Não tinha a menor dúvida de que aquela causa já estava ganha, vendo claramente a tramitação de todo o processo até o veredicto. Demonstradas ao júri as substanciais premissas mundanas, as únicas que valiam a pena demonstrar, o caso não ofereceria nenhum problema. Ele se apresentaria como o autor da causa, seria dispensado de juntar provas ou argüir testemunhas, a defesa se absteria de qualquer pronunciamento e os jurados nem sequer se dariam ao trabalho de ponderar antes de o brindarem com uma decisão favorável. Stryver, o eminente advogado, estava satisfeito com a simplicidade do caso que tinha diante de si.
Conseqüentemente, o senhor Stryver iniciou as longas férias convidando formalmente a senhorita Manette para passear nos Jardins Vauxhall. Recusado o convite, ele propôs levá-la a Ranelagh. Inexplicavelmente recusada também essa proposta, ele deliberou visitar a casa do Soho e lá declarar suas nobres intenções.
Em direção ao Soho, pois, o senhor Stryver abria com os ombros seu caminho através de Temple Bar, ainda animado com a perspectiva das prolongadas férias que se estendiam à sua frente. Quem o visse movendo-se com determinação rumo ao Soho, conquanto ainda estivesse em Temple Bar, do lado da igreja de Saint Dunstan, arrojando-se em seu estilo característico pelas calçadas, esbarrando e empurrando os transeuntes mais fracos, perceberia que homem forte e seguro era ele.
Ao passar pelo Banco Tellson, do qual era cliente, e conhecendo o senhor Lorry como o amigo íntimo dos Manette, ocorreu ao senhor Stryver a idéia de entrar e revelar ao banqueiro o brilhante horizonte que se descortinava perante Lucie. Assim, empurrou a porta rangente, saltou os dois degraus, passou pelos dois velhos empregados e dirigiu-se ao sombrio e bolorento escritório nos fundos, onde encontrou o senhor Lorry cercado por grandes livros repletos de cifras, sentado à escrivaninha ao lado de uma janela com barras de ferro perpendiculares, dando a impressão de destinar-se a ser também preenchida com números, como se tudo sob as nuvens se reduzisse a contas.

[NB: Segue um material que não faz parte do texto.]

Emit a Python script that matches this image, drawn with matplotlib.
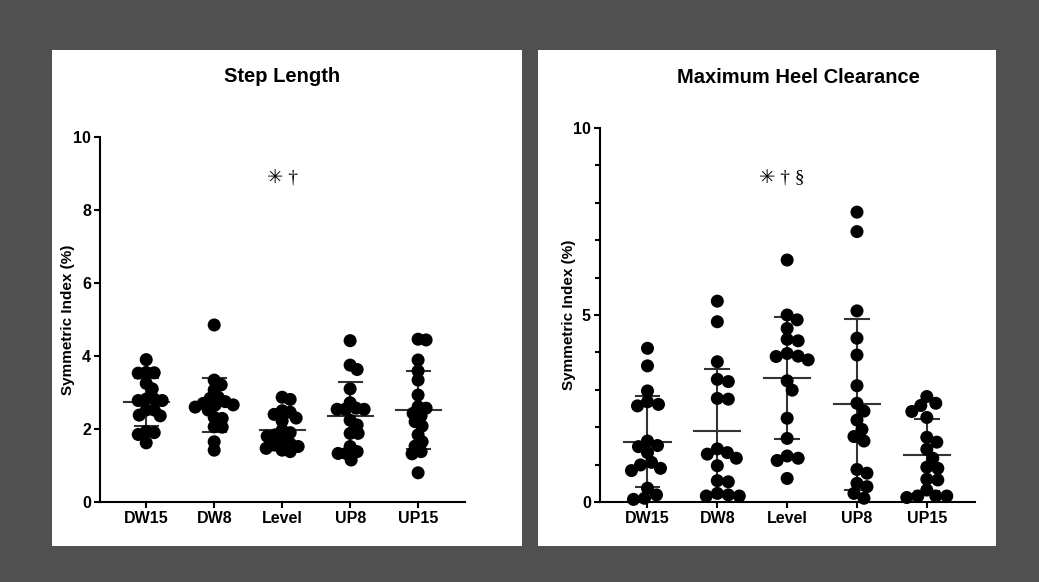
import numpy as np
import matplotlib
matplotlib.use('Agg')
import matplotlib.pyplot as plt
from matplotlib.patches import Rectangle

plt.rcParams['font.family'] = ['Liberation Sans', 'DejaVu Sans']

# groups on the x axis
groups = ['DW15', 'DW8', 'Level', 'UP8', 'UP15']

# Step Length symmetric index (%)
step_dw15 = [3.90, 3.54, 3.53, 3.55, 3.25, 3.10, 2.82, 2.82, 2.78, 2.78, 2.52, 2.52,
             2.36, 2.38, 1.93, 1.85, 1.90, 1.62]
step_dw8 = [4.85, 3.34, 3.21, 3.07, 2.75, 2.66, 2.84, 2.87, 2.66, 2.52, 2.32, 2.29,
            2.06, 2.05, 1.65, 1.42, 2.70, 2.60]
step_level = [2.87, 2.81, 2.50, 2.46, 2.40, 2.30, 2.22, 1.97, 1.90, 1.84, 1.80, 1.65,
              1.60, 1.56, 1.52, 1.47, 1.42, 1.38]
step_up8 = [4.42, 3.75, 3.63, 3.10, 2.72, 2.57, 2.54, 2.54, 2.54, 2.24, 2.11, 1.88,
            1.88, 1.52, 1.38, 1.33, 1.33, 1.15]
step_up15 = [4.44, 4.46, 3.89, 3.59, 3.34, 2.93, 2.61, 2.43, 2.57, 2.36, 2.08, 2.20,
             1.84, 1.65, 1.53, 1.38, 1.32, 0.80]

# Maximum Heel Clearance symmetric index (%)
heel_dw15 = [4.11, 3.64, 2.97, 2.61, 2.57, 2.68, 1.48, 1.51, 1.63, 1.32, 1.06, 0.90,
             0.99, 0.84, 0.37, 0.07, 0.10, 0.19]
heel_dw8 = [5.37, 4.82, 3.75, 3.22, 3.28, 2.75, 2.77, 1.42, 1.32, 1.17, 1.28, 0.97,
            0.54, 0.57, 0.16, 0.23, 0.16, 0.19]
heel_level = [6.47, 5.00, 4.87, 4.64, 4.31, 4.35, 3.80, 3.90, 3.97, 3.89, 3.24, 2.99,
              2.24, 1.70, 1.23, 1.11, 1.17, 0.63]
heel_up8 = [7.75, 7.23, 5.11, 4.38, 3.93, 3.11, 2.64, 2.43, 2.19, 1.94, 1.75, 1.63,
            0.87, 0.77, 0.50, 0.41, 0.23, 0.10]
heel_up15 = [2.82, 2.58, 2.64, 2.42, 2.26, 1.73, 1.60, 1.41, 1.17, 0.90, 0.93, 0.61,
             0.59, 0.32, 0.16, 0.16, 0.16, 0.12]

step_data = [step_dw15, step_dw8, step_level, step_up8, step_up15]
heel_data = [heel_dw15, heel_dw8, heel_level, heel_up8, heel_up15]

W, H = 1039, 582
fig = plt.figure(figsize=(W / 100, H / 100), dpi=100)
fig.patch.set_facecolor('#505050')

# white panels behind each chart
fig.patches.append(Rectangle((52 / W, 1 - 546 / H), (522 - 52) / W, (546 - 50) / H,
                             transform=fig.transFigure, facecolor='white', edgecolor='none', zorder=-10))
fig.patches.append(Rectangle((538 / W, 1 - 546 / H), (996 - 538) / W, (546 - 50) / H,
                             transform=fig.transFigure, facecolor='white', edgecolor='none', zorder=-10))

ax1 = fig.add_axes([100 / W, 1 - 502 / H, (465 - 100) / W, (502 - 137) / H])
ax2 = fig.add_axes([600 / W, 1 - 502 / H, (975 - 600) / W, (502 - 128) / H])


def swarm(ax, values, center, diam):
    # simple beeswarm in pixel space, points may overlap a bit like Prism
    trans = ax.transData
    placed = []
    order = np.argsort(values)[::-1]
    out = np.zeros(len(values))
    for i in order:
        px, py = trans.transform((center, values[i]))
        best = None
        for k in range(0, 200):
            for sgn in ([1] if k == 0 else [1, -1]):
                cx = px + sgn * k
                ok = all((cx - qx) ** 2 + (py - qy) ** 2 >= diam ** 2 for qx, qy in placed)
                if ok:
                    best = cx
                    break
            if best is not None:
                break
        placed.append((best, py))
        out[i] = trans.inverted().transform((best, py))[0]
    return out


def draw_panel(ax, data, title, title_xy, note, note_xy, ylim_ticks, minor, gap):
    ax.patch.set_alpha(0)
    ax.set_xlim(-0.68, 4.69)
    ax.set_ylim(0, 10)
    for sp in ['top', 'right']:
        ax.spines[sp].set_visible(False)
    for sp in ['left', 'bottom']:
        ax.spines[sp].set_linewidth(1.5)
        ax.spines[sp].set_color('black')
    for i, vals in enumerate(data):
        vals = np.array(vals)
        xs = swarm(ax, vals, i, gap)
        ax.scatter(xs, vals, s=88, color='black', edgecolor='none', zorder=3, clip_on=False)
        m = vals.mean()
        sd = vals.std(ddof=1)
        ax.plot([i - 0.33, i + 0.33], [m, m], color='#333333', lw=1.5, zorder=2)
        ax.plot([i, i], [m - sd, m + sd], color='#333333', lw=1.5, zorder=2)
        for v in (m - sd, m + sd):
            ax.plot([i - 0.17, i + 0.17], [v, v], color='#333333', lw=1.5, zorder=2)
    ax.set_xticks(range(len(groups)))
    ax.set_xticklabels(groups, fontsize=11.5, fontweight='bold')
    ax.set_yticks(ylim_ticks)
    ax.set_yticklabels([str(t) for t in ylim_ticks], fontsize=11.5, fontweight='bold')
    if minor:
        ax.set_yticks(minor, minor=True)
        ax.tick_params(axis='y', which='minor', length=3.5, width=1.5)
    ax.tick_params(axis='both', which='major', length=4.5, width=1.5, pad=2)
    ax.set_ylabel('Symmetric Index (%)', fontsize=11, fontweight='bold')
    ax.text(title_xy[0], title_xy[1], title, transform=ax.transAxes, ha='center', va='center',
            fontsize=14.5, fontweight='bold')
    ax.text(note_xy[0], note_xy[1], note, ha='center', va='center', fontsize=14,
            family=['Liberation Serif', 'DejaVu Sans'])


draw_panel(ax1, step_data, 'Step Length', (0.499, 1.167), '\u2733 \u2020', (2.0, 8.85),
           [0, 2, 4, 6, 8, 10], None, 8)
ax1.yaxis.set_label_coords(-0.069, 0.5)

draw_panel(ax2, heel_data, 'Maximum Heel Clearance', (0.53, 1.134), '\u2733 \u2020 \u00a7',
           (1.93, 8.64), [0, 5, 10], [1, 2, 3, 4, 6, 7, 8, 9], 10.5)
ax2.yaxis.set_label_coords(-0.064, 0.5)

fig.savefig('out.png', dpi=100, facecolor=fig.get_facecolor())
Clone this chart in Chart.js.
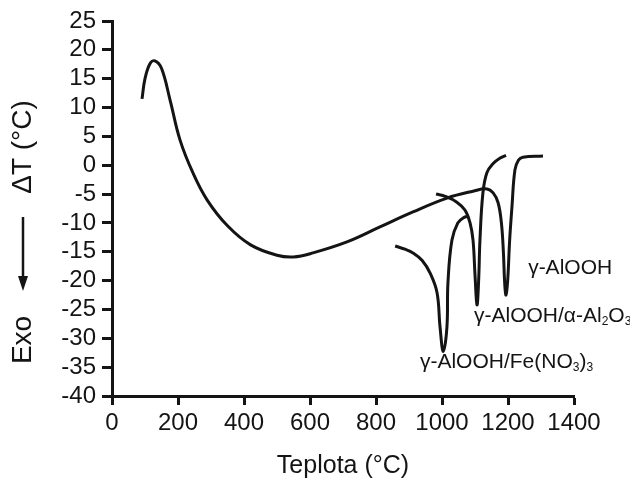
<!DOCTYPE html>
<html>
<head>
<meta charset="utf-8">
<script src="https://cdn.jsdelivr.net/npm/chart.js@4"></script>
<style>
  html, body { margin: 0; padding: 0; background: #fff; }
  #wrap { width: 630px; height: 479px; }
</style>
</head>
<body>
<div id="wrap"><canvas id="dtaChart"></canvas></div>
<script>
// DTA curves, values
const xTicks = [0, 200, 400, 600, 800, 1000, 1200, 1400];
const yTicks = [25, 20, 15, 10, 5, 0, -5, -10, -15, -20, -25, -30, -35, -40];

// γ-AlOOH
const alooh = [
    [91, 11.5], [100, 15], [115, 17.6], [130, 18.1], [150, 16.8], [176, 11.3],
    [206, 4.4], [245, -1.3], [288, -6], [350, -10.5], [420, -13.8], [500, -15.6],
    [550, -15.9], [609, -15.2], [712, -13.3], [812, -10.7], [912, -8.1],
    [1015, -5.7], [1094, -4.5], [1136, -4.1], [1155, -4.8], [1170, -6.5],
    [1180, -10], [1186, -15], [1190, -20.5], [1194, -22.5], [1199, -20],
    [1205, -13], [1212, -7.2], [1221, -0.8], [1232, 0.9], [1245, 1.4], [1306, 1.6]
];

// γ-AlOOH/α-Al2O3
const aloohAlumina = [
    [982, -5], [1010, -5.4], [1045, -6.4], [1070, -7.8], [1085, -10], [1094, -13],
    [1100, -19], [1106, -24.2], [1111, -20], [1115, -13], [1124, -4.8],
    [1136, -1.3], [1155, 0.3], [1175, 1.2], [1194, 1.7]
];

// γ-AlOOH/Fe(NO3)3
const aloohIron = [
    [858, -14], [890, -14.6], [912, -15.2], [940, -16.5], [964, -18.7],
    [985, -22.1], [994, -28], [1004, -32.3], [1015, -28], [1018, -20.4],
    [1030, -13], [1048, -10], [1065, -9.1], [1082, -8.8]
];

// curve labels: [x, y, parts]
const curveLabels = [
    [1261, -17.8, [['γ-AlOOH', false]]],
    [1097, -26.1, [['γ-AlOOH/α-Al', false], ['2', true], ['O', false], ['3', true]]],
    [933, -34.1, [['γ-AlOOH/Fe(NO', false], ['3', true], [')', false], ['3', true]]]
];

const FONT = "'Liberation Sans', Arial, sans-serif";

function toPoints(arr) {
    return arr.map(p => ({ x: p[0], y: p[1] }));
}

function lineSet(arr) {
    return {
        data: toPoints(arr),
        showLine: true,
        borderColor: '#141414',
        borderWidth: 3,
        pointRadius: 0,
        tension: 0.4,
        fill: false
    };
}

const textPlugin = {
    id: 'textPlugin',
    afterDraw(chart) {
        const ctx = chart.ctx;
        const xs = chart.scales.x, ys = chart.scales.y;
        ctx.save();
        ctx.fillStyle = '#141414';
        ctx.textBaseline = 'middle';
        curveLabels.forEach(l => {
            let px = xs.getPixelForValue(l[0]);
            const py = ys.getPixelForValue(l[1]);
            l[2].forEach(part => {
                ctx.font = (part[1] ? '12px ' : '21px ') + FONT;
                ctx.fillText(part[0], px, part[1] ? py + 6 : py);
                px += ctx.measureText(part[0]).width;
            });
        });

        // y axis title: Exo <-- ΔT (°C), rotated
        ctx.translate(23, 0);
        ctx.rotate(-Math.PI / 2);
        ctx.font = '28px ' + FONT;
        ctx.textAlign = 'center';
        ctx.fillText('ΔT (°C)', -147, 0);
        ctx.fillText('Exo', -340, 0);
        ctx.strokeStyle = '#141414';
        ctx.lineWidth = 2.5;
        ctx.beginPath();
        ctx.moveTo(-217, 0);
        ctx.lineTo(-278, 0);
        ctx.stroke();
        ctx.beginPath();
        ctx.moveTo(-291, 0);
        ctx.lineTo(-276, -5);
        ctx.lineTo(-276, 5);
        ctx.closePath();
        ctx.fill();
        ctx.restore();
    }
};

const ctx = document.getElementById('dtaChart').getContext('2d');
new Chart(ctx, {
    type: 'scatter',
    data: {
        datasets: [lineSet(alooh), lineSet(aloohAlumina), lineSet(aloohIron)]
    },
    options: {
        responsive: true,
        maintainAspectRatio: false,
        animation: false,
        layout: { padding: { top: 21, right: 56, left: 0, bottom: 0 } },
        plugins: { legend: { display: false }, tooltip: { enabled: false } },
        scales: {
            x: {
                type: 'linear',
                min: 0,
                max: 1400,
                afterBuildTicks: axis => { axis.ticks = xTicks.map(v => ({ value: v })); },
                afterFit: axis => { axis.height = 83; },
                border: { color: '#141414', width: 3 },
                grid: { drawOnChartArea: false, tickLength: 9, tickWidth: 3, tickColor: '#141414' },
                ticks: {
                    color: '#141414',
                    font: { family: FONT, size: 24 },
                    padding: 4,
                    maxRotation: 0,
                    autoSkip: false,
                    callback: v => String(v)
                },
                title: {
                    display: true,
                    text: 'Teplota (°C)',
                    color: '#141414',
                    font: { family: FONT, size: 25, lineHeight: 1 },
                    padding: { top: 0, bottom: 0 }
                }
            },
            y: {
                type: 'linear',
                min: -40,
                max: 25,
                afterBuildTicks: axis => { axis.ticks = yTicks.map(v => ({ value: v })); },
                afterFit: axis => { axis.width = 112; },
                border: { color: '#141414', width: 3 },
                grid: { drawOnChartArea: false, tickLength: 10, tickWidth: 3, tickColor: '#141414' },
                ticks: {
                    color: '#141414',
                    font: { family: FONT, size: 24 },
                    padding: 6,
                    autoSkip: false,
                    callback: v => String(v)
                }
            }
        }
    },
    plugins: [textPlugin]
});
</script>
</body>
</html>
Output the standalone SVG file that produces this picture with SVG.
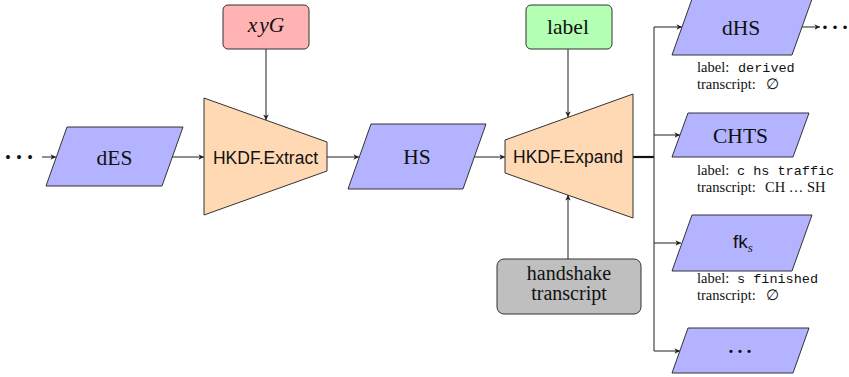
<svg xmlns="http://www.w3.org/2000/svg" width="849" height="377" viewBox="0 0 849 377">
<style>
.para{fill:#b3b3ff;stroke:#333;stroke-width:1}
.trap{fill:#ffd9b3;stroke:#333;stroke-width:1}
.box{stroke:#333;stroke-width:1}
.serif{font-family:"Liberation Serif",serif;fill:#111}
.sans{font-family:"Liberation Sans",sans-serif;fill:#111}
.mono{font-family:"Liberation Mono",monospace;fill:#111}
.big{font-size:21.5px;text-anchor:middle}
.small{font-size:14.5px}
.edge{fill:none;stroke:#333;stroke-width:1.1}
</style>
<defs>
<marker id="ah" markerWidth="8" markerHeight="8" refX="6" refY="4" orient="auto" markerUnits="userSpaceOnUse">
<path d="M0.5,1.2 L6,4 L0.5,6.8 L2,4 Z" fill="#222"/>
</marker>
</defs>
<rect width="849" height="377" fill="#fff"/>

<g id="connectors">
<text class="serif" x="19" y="159" font-size="33" text-anchor="middle">…</text>
<line class="edge" x1="42" y1="157" x2="56" y2="157" marker-end="url(#ah)"/>
<line class="edge" x1="172" y1="157" x2="204" y2="157" marker-end="url(#ah)"/>
<line class="edge" x1="266" y1="49" x2="266" y2="120" marker-end="url(#ah)"/>
<line class="edge" x1="327" y1="157" x2="359" y2="157" marker-end="url(#ah)"/>
<line class="edge" x1="474" y1="157" x2="505" y2="157" marker-end="url(#ah)"/>
<line class="edge" x1="568" y1="49" x2="568" y2="117" marker-end="url(#ah)"/>
<line class="edge" x1="568" y1="259" x2="568" y2="195" marker-end="url(#ah)"/>
<line x1="633" y1="157" x2="654" y2="157" stroke="#111" stroke-width="2.2"/>
<line class="edge" x1="654" y1="27" x2="654" y2="351" stroke-width="1.6"/>
<line class="edge" x1="654" y1="27" x2="682" y2="27" marker-end="url(#ah)"/>
<line class="edge" x1="654" y1="135" x2="680" y2="135" marker-end="url(#ah)"/>
<line class="edge" x1="654" y1="243" x2="681" y2="243" marker-end="url(#ah)"/>
<line class="edge" x1="654" y1="351" x2="680" y2="351" marker-end="url(#ah)"/>
<line class="edge" x1="802" y1="27" x2="820" y2="27" marker-end="url(#ah)"/>
<text class="serif" x="835" y="29" font-size="30" text-anchor="middle">…</text>
</g>

<g id="dES">
<polygon class="para" points="67,127 183,127 162,186 46,186"/>
<text class="serif big" x="114.5" y="165">dES</text>
</g>

<g id="xyG">
<rect class="box" x="223" y="5" width="86" height="44" rx="5" fill="#ffb3b3"/>
<text class="serif big" x="266" y="32" font-style="italic">x<tspan dx="2">y</tspan>G</text>
</g>

<g id="extract">
<polygon class="trap" points="204,98 327,142 327,171 204,215"/>
<text class="sans" x="265.5" y="164" font-size="17.5" text-anchor="middle">HKDF.Extract</text>
</g>

<g id="HS">
<polygon class="para" points="371,124 486,124 463,189 348,189"/>
<text class="serif big" x="417" y="164">HS</text>
</g>

<g id="label">
<rect class="box" x="526" y="5" width="86" height="44" rx="5" fill="#b3ffb3"/>
<text class="serif big" x="568" y="34">label</text>
</g>

<g id="expand">
<polygon class="trap" points="505,140 633,94 633,218 505,173"/>
<text class="sans" x="568" y="163" font-size="17.5" text-anchor="middle">HKDF.Expand</text>
</g>

<g id="transcript">
<rect class="box" x="497" y="259" width="144" height="55" rx="7" fill="#bfbfbf"/>
<text class="serif" x="569" y="280" font-size="20" text-anchor="middle">handshake</text>
<text class="serif" x="569" y="300" font-size="20" text-anchor="middle">transcript</text>
</g>

<g id="dHS">
<polygon class="para" points="692,-1 812,-1 792,55 672,55"/>
<text class="serif big" x="741" y="35">dHS</text>
<text class="serif small" x="697" y="72">label:<tspan class="mono" x="738" font-size="13.5">derived</tspan></text>
<text class="serif small" x="697" y="89">transcript:<tspan x="766">∅</tspan></text>
</g>

<g id="CHTS">
<polygon class="para" points="688,113 809,113 793,157 672,157"/>
<text class="serif big" x="740.5" y="143">CHTS</text>
<text class="serif small" x="697" y="175">label:<tspan class="mono" x="737" font-size="13.5">c hs traffic</tspan></text>
<text class="serif small" x="697" y="192">transcript:<tspan x="765">CH … SH</tspan></text>
</g>

<g id="fks">
<polygon class="para" points="692,215 812,215 792,271 672,271"/>
<text class="sans" x="733" y="248" font-size="19">fk<tspan class="serif" font-style="italic" font-size="13" dy="4">s</tspan></text>
<text class="serif small" x="697" y="283">label:<tspan class="mono" x="737" font-size="13.5">s finished</tspan></text>
<text class="serif small" x="697" y="300">transcript:<tspan x="766">∅</tspan></text>
</g>

<g id="more">
<polygon class="para" points="688,328 809,328 793,373 672,373"/>
<text class="serif" x="740" y="353" font-size="27" text-anchor="middle">…</text>
</g>
</svg>
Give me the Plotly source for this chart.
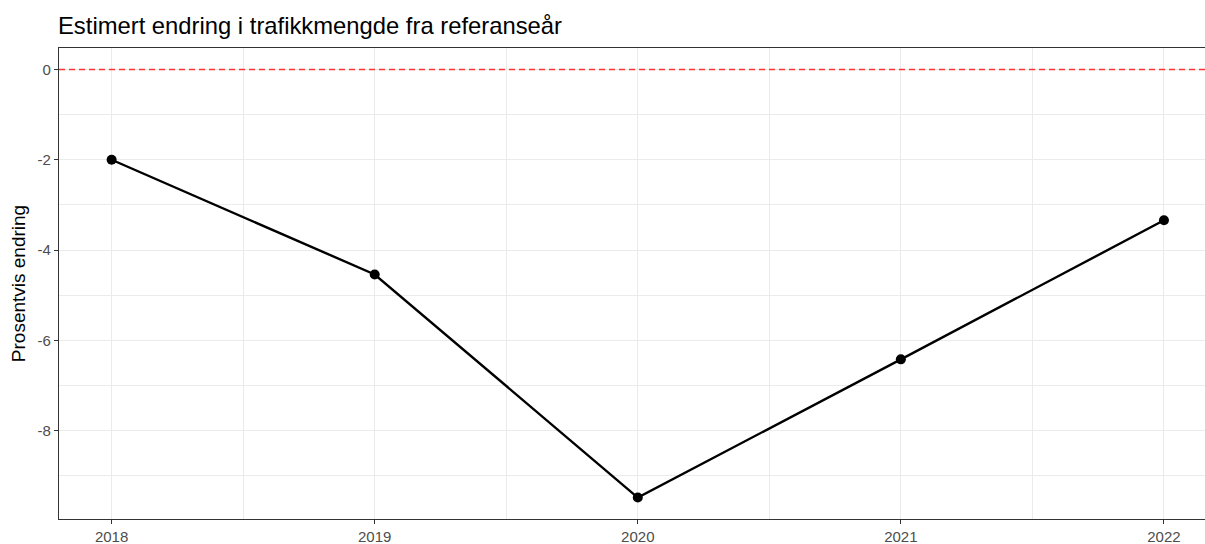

— Olá! — interrompeu-o o senhor Stryver. — Como vai? Espero que esteja bem!
A grande característica de Stryver era que ele sempre parecia demasiado grande para qualquer ambiente. Ele era tão excessivamente corpulento para o Tellson que os velhos empregados que trabalhavam nos cantos mais afastados da sala fitaram-no com ar de protesto, como se sua vultosa presença os constrangesse ainda mais contra as paredes. A própria "Casa", lendo magnificentemente o jornal, lançou-lhe um olhar de desgosto e censura.
A voz discreta do senhor Lorry redargüiu, num exemplo de voz que ele teria recomendado para aquela circunstância:
— Como vai, senhor Stryver? — e apertou-lhe a mão. Havia algo de peculiar naquele aperto de mão, algo que se observava todas as vezes em que os empregados apertavam as mãos dos clientes diante da "Casa". Era um modo abnegado, como se Tellson & Cia., e não um de seus funcionários, apertasse a mão. — Em que lhe posso ser útil, senhor Stryver? — indagou em tom profissional.
— Ora essa, em nada. Trata-se de uma visita social, senhor Lorry. Na verdade, gostaria de falar-lhe em particular.
— Oh, é mesmo? — o senhor Lorry replicou, aguçando os ouvidos enquanto seu olhar se afastava na direção da "Casa".